Think about tax compliance like a rent check owed to one’s landlord, with the added complication that it’s very difficult to move. Suppose a tenant is currently renting multiple apartments at one location, but decides the rent is just too damn high. Since the tenant can’t relocate entirely, suppose she moves some of her stuff out of one of the apartments into a storage unit across town, thus saving significantly on her rent. Would this be seen as unethical in that the tenant is attempting to avoid her fiduciary obligation to the landlord? Of course not. She is simply trying to reduce the costs of residing in a particular location.

In the same vein, minimizing the firm’s tax burden means minimizing part of the firm’s operating costs.

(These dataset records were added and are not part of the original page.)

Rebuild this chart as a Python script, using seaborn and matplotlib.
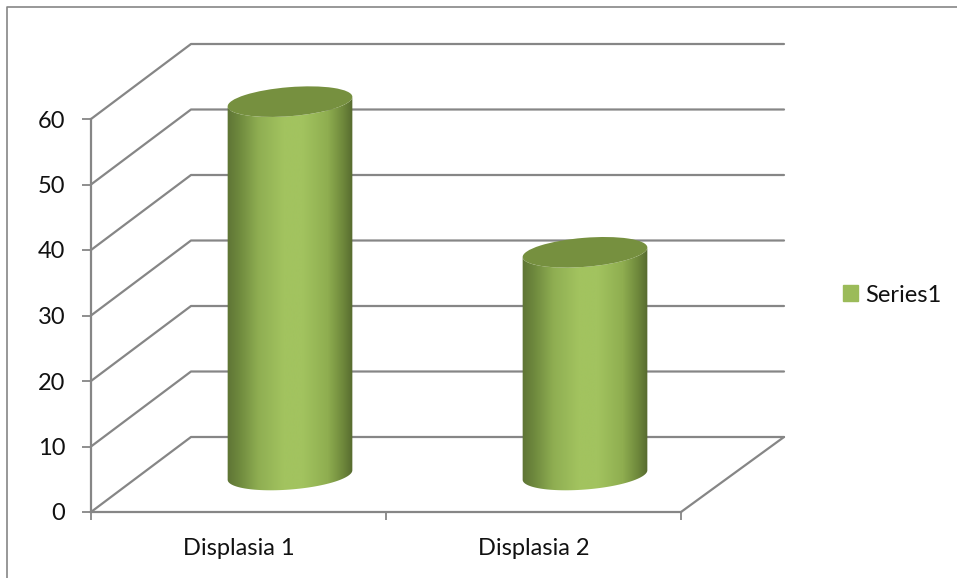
import numpy as np
import matplotlib
matplotlib.use("Agg")
import matplotlib.pyplot as plt
import seaborn as sns
from matplotlib.colors import LinearSegmentedColormap
from matplotlib.lines import Line2D
from matplotlib.patches import Ellipse, Patch, PathPatch
from matplotlib.path import Path
from matplotlib.transforms import IdentityTransform

categories = ["Displasia 1", "Displasia 2"]
values = [57, 34]
y_ticks = [0, 10, 20, 30, 40, 50, 60]
series_name = "Series1"

GRID = "#868686"
BASE = "#9BBB59"
CAP = "#76903F"
TEXT = "#111111"
FONT_SIZE = 17
W, H = 957, 578

sns.set_theme(style="white")
plt.rcParams["font.family"] = ["Lato", "DejaVu Sans"]

fig = plt.figure(figsize=(W / 100, H / 100), dpi=100)
ax = fig.add_axes([91 / W, (H - 512) / H, 590 / W, 393 / H])

sns.barplot(x=categories, y=values, color=BASE, width=0.424, ax=ax, saturation=1)
ax.set_xlim(-0.5, 1.5)
ax.set_ylim(0, 60)
ax.set_yticks(y_ticks)
ax.set_xticks([0, 1], categories)
ax.set_xticks([-0.5, 0.5, 1.5], minor=True)
ax.set_xlabel("")
ax.set_ylabel("")
ax.patch.set_visible(False)

sns.despine(ax=ax)
for side in ("left", "bottom"):
    ax.spines[side].set_color(GRID)
    ax.spines[side].set_linewidth(1.6)
ax.tick_params(axis="y", which="major", length=6.5, width=1.3, color=GRID, pad=12,
               labelsize=FONT_SIZE, labelcolor=TEXT, left=True)
ax.tick_params(axis="x", which="major", length=0, pad=19, labelsize=FONT_SIZE, labelcolor=TEXT)
ax.tick_params(axis="x", which="minor", length=6, width=1.3, color=GRID, bottom=True)

# Perspective depth of the floor and walls, in display pixels.
DEPTH_X, DEPTH_Y = 100, 75
to_px = ax.transData.transform
px = IdentityTransform()

for v in y_ticks:
    x0, y0 = to_px((-0.5, v))
    x1, _ = to_px((1.5, v))
    ax.add_line(Line2D([x0, x0 + DEPTH_X, x1 + DEPTH_X + 3], [y0, y0 + DEPTH_Y, y0 + DEPTH_Y],
                       transform=px, color=GRID, lw=1.6, clip_on=False, zorder=1))
x0, y0 = to_px((1.5, 0))
ax.add_line(Line2D([x0, x0 + DEPTH_X + 3], [y0, y0 + DEPTH_Y], transform=px,
                   color=GRID, lw=1.6, clip_on=False, zorder=1))

# Cylinders are built on the bars the barplot laid out.
shade = LinearSegmentedColormap.from_list(
    "cylinder",
    [(0.0, "#5E7435"), (0.1, "#6F8A3E"), (0.25, "#8FAE52"), (0.45, "#A2C35F"),
     (0.6, "#A2C35F"), (0.8, "#8FAE50"), (0.92, "#6F893C"), (1.0, "#566A2F")],
)
gradient = np.linspace(0, 1, 256).reshape(1, -1)
TILT = np.deg2rad(4.6)
MINOR = 14.5


def rim(cx, cy, half, t):
    ex, ey = half * np.cos(t), MINOR * np.sin(t)
    return (cx + ex * np.cos(TILT) - ey * np.sin(TILT),
            cy + ex * np.sin(TILT) + ey * np.cos(TILT))


for bar in ax.patches:
    left, right = bar.get_x(), bar.get_x() + bar.get_width()
    (xa, ya), (xb, yb) = to_px((left, 0)), to_px((right, bar.get_height()))
    cx, half = (xa + xb) / 2 + 51.5, (xb - xa) / 2
    bottom, top = ya + 37, yb + 37
    t_low = np.linspace(np.pi, 2 * np.pi, 60)
    lower_x, lower_y = rim(cx, bottom, half, t_low)
    top_x, top_y = rim(cx, top, half, t_low)
    outline = np.column_stack([np.r_[lower_x, top_x[::-1]], np.r_[lower_y, top_y[::-1]]])
    body = PathPatch(Path(np.vstack([outline, outline[0]])), transform=px, fc="none", ec="none")
    ax.add_patch(body)
    im = ax.imshow(gradient, cmap=shade, aspect="auto", transform=px, zorder=3,
                   extent=(cx - half, cx + half, outline[:, 1].min() - 2, outline[:, 1].max() + 2))
    im.set_clip_path(body)
    im.set_clip_box(fig.bbox)
    ax.add_patch(Ellipse((cx, top), 2 * half, 2 * MINOR, angle=np.rad2deg(TILT), transform=px,
                         fc=CAP, ec="none", zorder=4, clip_on=False))
    bar.set_visible(False)

ax.set_xlim(-0.5, 1.5)
ax.set_ylim(0, 60)

ax.legend(handles=[Patch(color=BASE, label=series_name)], loc="center left",
          bbox_to_anchor=(822 / W, (H - 295) / H), bbox_transform=fig.transFigure,
          frameon=False, fontsize=FONT_SIZE, handlelength=0.63, handleheight=0.63,
          handletextpad=0.3, labelcolor=TEXT)

# Outer chart frame, running off the top and left of the canvas area.
fig.add_artist(Line2D([7 / W, 7 / W, 1], [0, (H - 7) / H, (H - 7) / H],
                      transform=fig.transFigure, color=GRID, lw=1.2))

fig.savefig("out.png", dpi=100)
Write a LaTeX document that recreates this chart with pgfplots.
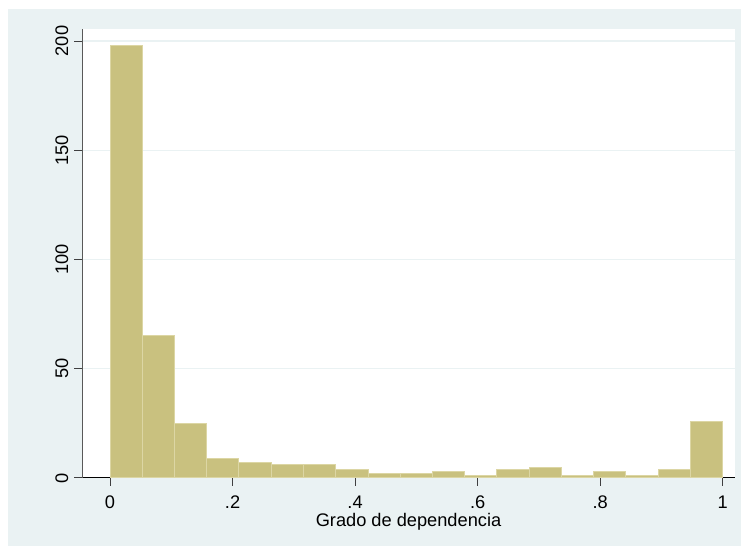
\documentclass[border=0pt]{standalone}
\usepackage{pgfplots}
\pgfplotsset{compat=1.18}
\usepackage{fontspec}
\setmainfont{Liberation Sans}
\definecolor{stbg}{RGB}{234,242,243}
\definecolor{barfill}{RGB}{201,193,127}
\definecolor{baredge}{RGB}{220,214,164}
\begin{document}
\begin{tikzpicture}[x=1bp,y=1bp]
\fill[white] (0,0) rectangle (741,548);
\fill[stbg] (8,2) rectangle (741,539);
\begin{axis}[
  at={(82bp,70bp)}, anchor=south west,
  scale only axis, width=653bp, height=449bp,
  xmin=-0.0457, xmax=1.0201, ymin=0, ymax=205.5,
  axis x line=bottom, axis y line=left,
  axis line style={-, line width=1bp},
  x axis line style={black},
  y axis line style={black!65},
  axis background/.style={fill=white},
  tick align=outside,
  major tick length=8bp,
  tick style={line width=1bp, black!75},
  xtick={0,0.2,0.4,0.6,0.8,1},
  xticklabels={0,.2,.4,.6,.8,1},
  ytick={0,50,100,150,200},
  yticklabels={0,50,100,150,200},
  ymajorgrids,
  major grid style={stbg, line width=1.3bp},
  ticklabel style={font=\fontsize{18.3}{20}\selectfont},
  xticklabel style={anchor=base, inner sep=0pt, yshift=-23bp},
  yticklabel style={rotate=90, anchor=base, inner sep=0pt, yshift=6bp},
  xlabel={Grado de dependencia},
  xlabel style={at={(axis description cs:0.5,0)}, anchor=base, inner sep=0pt, yshift=-48.7bp, font=\fontsize{18.3}{20}\selectfont},
  clip=false,
]
\addplot[ybar interval, fill=barfill, draw=baredge, line width=1bp] coordinates {
(0.0000,198) (0.0526,65) (0.1053,25) (0.1579,9) (0.2105,7) (0.2632,6)
(0.3158,6) (0.3684,4) (0.4211,2) (0.4737,2) (0.5263,3) (0.5789,1)
(0.6316,4) (0.6842,5) (0.7368,1) (0.7895,3) (0.8421,1) (0.8947,4)
(0.9474,26) (1.0000,26)};
\end{axis}
\end{tikzpicture}
\end{document}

Just as a resource manager can identify a more cost-efficient way to produce goods and services, so can a tax lawyer identify a more cost-efficient way of maintaining tax compliance. A business has no moral obligation to always use the same suppliers, be they suppliers of production inputs or corporate charters. The law is the law and firms have the option of changing how they are structured and located in order to minimize their taxable liabilities. If they use loopholes, so be it: Loopholes are by definition legal. Firms only have the obligation to pay the tax mandated by the law.

And it’s not just companies and shareholders who benefit; taxes raise prices for consumers. When a firm operates in a competitive environment, a reduction in tax rates translates into reduced prices for consumers. No one usually complains when firms find cheaper ways to produce and then pass these savings on to consumers. It is only a strange form of patriotism, driven largely by political interests, that equates love of country with the love of the IRS.

As long as government continues charging firms non-competitive tax rates, inversion will inevitably continue. Advances in telecommunication and information technologies have enabled a massive increase in firm size. Multinational firms are quite common now, and this technology increases their mobility. By choosing where they operate, firms are able to choose the legal regime they want to govern their affairs. After all, if a landlord tries to charge a higher rent than every other comparable property in town, they will soon find themselves without any tenants. The real scandal is that individuals may be able to shop around for better rents and landlords, but except for the very wealthy, are usually bound to the tax regime cooked up by their rulers.  

This competition among legal regimes is a powerful constraint on government—and that is a good thing for all of us. America has the second-highest corporate tax rate in the world—the highest when state taxes are included. The solution to this problem lies not in closing loopholes or imitating poor Oliver pleading for more, but in offering a simpler, more competitive tax system.